|The North Cascades viewed from Green Mountain|
Difficulty: Moderate-strenuous due to snow conditions; moderate after snowmelt
Access: Long, bumpy gravel road to trailhead, no pass required
Buried deep in Washington State's North Cascades, Green Mountain is a much more exciting (and unique) destination than its generic name would suggest: the summit lookout boasts a dizzying panorama of peaks that is unforgettable even for a state packed with impressive views. The hike to the summit passes through the many open meadows that give the peak its name and ends at a historic fire lookout. Early season hikers who arrive before the snowmelt completes face a trail-less climb to the summit through the snow but also the opportunity to glissade the better part of a thousand feet down the south face of the peak. Midsummer hikers will find fields full of flowers, while early autumn visitors are welcomed by sprawling patches of huckleberries on the mountain's upper slopes. This hike was long inaccessible due to the washout of the Suiattle River Road; even with the road restored, it's still a long, bumpy drive from Seattle to this spot in the heart of the Cascades.

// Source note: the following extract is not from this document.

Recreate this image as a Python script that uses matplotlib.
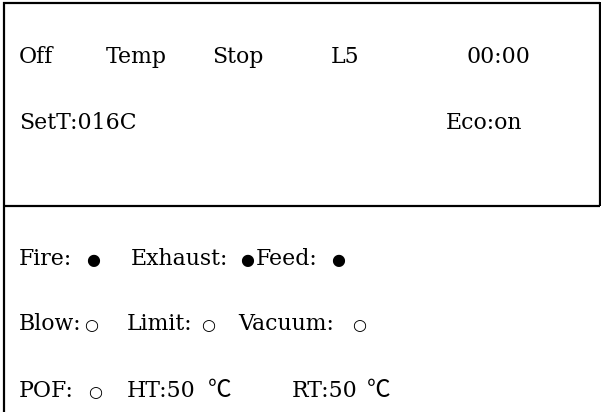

I've made two trips out to Green Mountain: the first was on an early autumn day a few years back, not long after the Suiattle River Road reopened. Although I found beautiful autumn color in the meadows and some ripe berries, the mountaintop was socked in all day and I missed out on the lookout's views. On my second trip, I found both blooming wildflowers and a snowy summit in early June; cloud cover was high enough on my second visit for me to see much of the vast sea of peaks surrounding Green Mountain, but overcast skies still blocked out views of Glacier Peak, Dome Peak, and Mount Baker.
I headed out to Green Mountain from Seattle with three friends, following I-5 north to Arlington and then Washington Highway 530 east past Darrington. After crossing the Sauk River bridge on Highway 530, I turned right at the Suiattle River Road and followed it 19 miles, first on pavement and later on decent gravel, to the junction with the road to the Green Mountain trailhead. The final six miles of the drive followed an even bumpier road up the forested slopes of Green Mountain; while there were some potholes along the way, the road was generally in passable condition and I made it to the trailhead in a sedan with no problems. The trailhead itself is not particularly well marked and is noticeable only due to a widening in the road on the right; the trail starts to the left of the road.
The trail set off into the forest and immediately began a steady ascent. At one point, the trail approached a small, tumbling stream and at other points we passed by some stately trees, but otherwise the first mile and a half of the trail was fairly nondescript. One exception was the trillium that lined the trail at the upper reaches of the forest, just before the trail entered a large meadow: white, pink, and violet trillium were in full bloom on the forest floor.
|Trillium blooming in the forest|
|Open meadows of Green Mountain|
|Lower meadow along the trail|
The trail descended down the hill into a basin holding a small pond, which in early June was still mostly covered by five or so feet of snow. Continuing a little further in the snow, we arrived at a basin at the foot of the south face of Green Mountain, about a thousand vertical feet below the summit. In the summer, these open slopes are filled with heather and other blooming wildflowers; in late summer and early autumn, the mountainside turns into a berry buffet. When we arrived, the steep slopes were snowbound, which made for promising terrain for a post-summit glissade.
|Perfect glissading terrain|
|View from atop the glissade chute|
|Final approach to the lookout|
|Green Mountain Lookout|
Much of the peak's viewshed is encompassed by Glacier Peak Wilderness, which covers over half a million acres in Mount Baker Snoqualmie National Forest. Combined with the Henry Jackson and Wild Sky Wildernesses to the south and the Lake Chelan-Sawtooth and Stephen Mather Wildernesses to the east, Glacier Peak Wilderness is part of the largest roadless region in Washington State.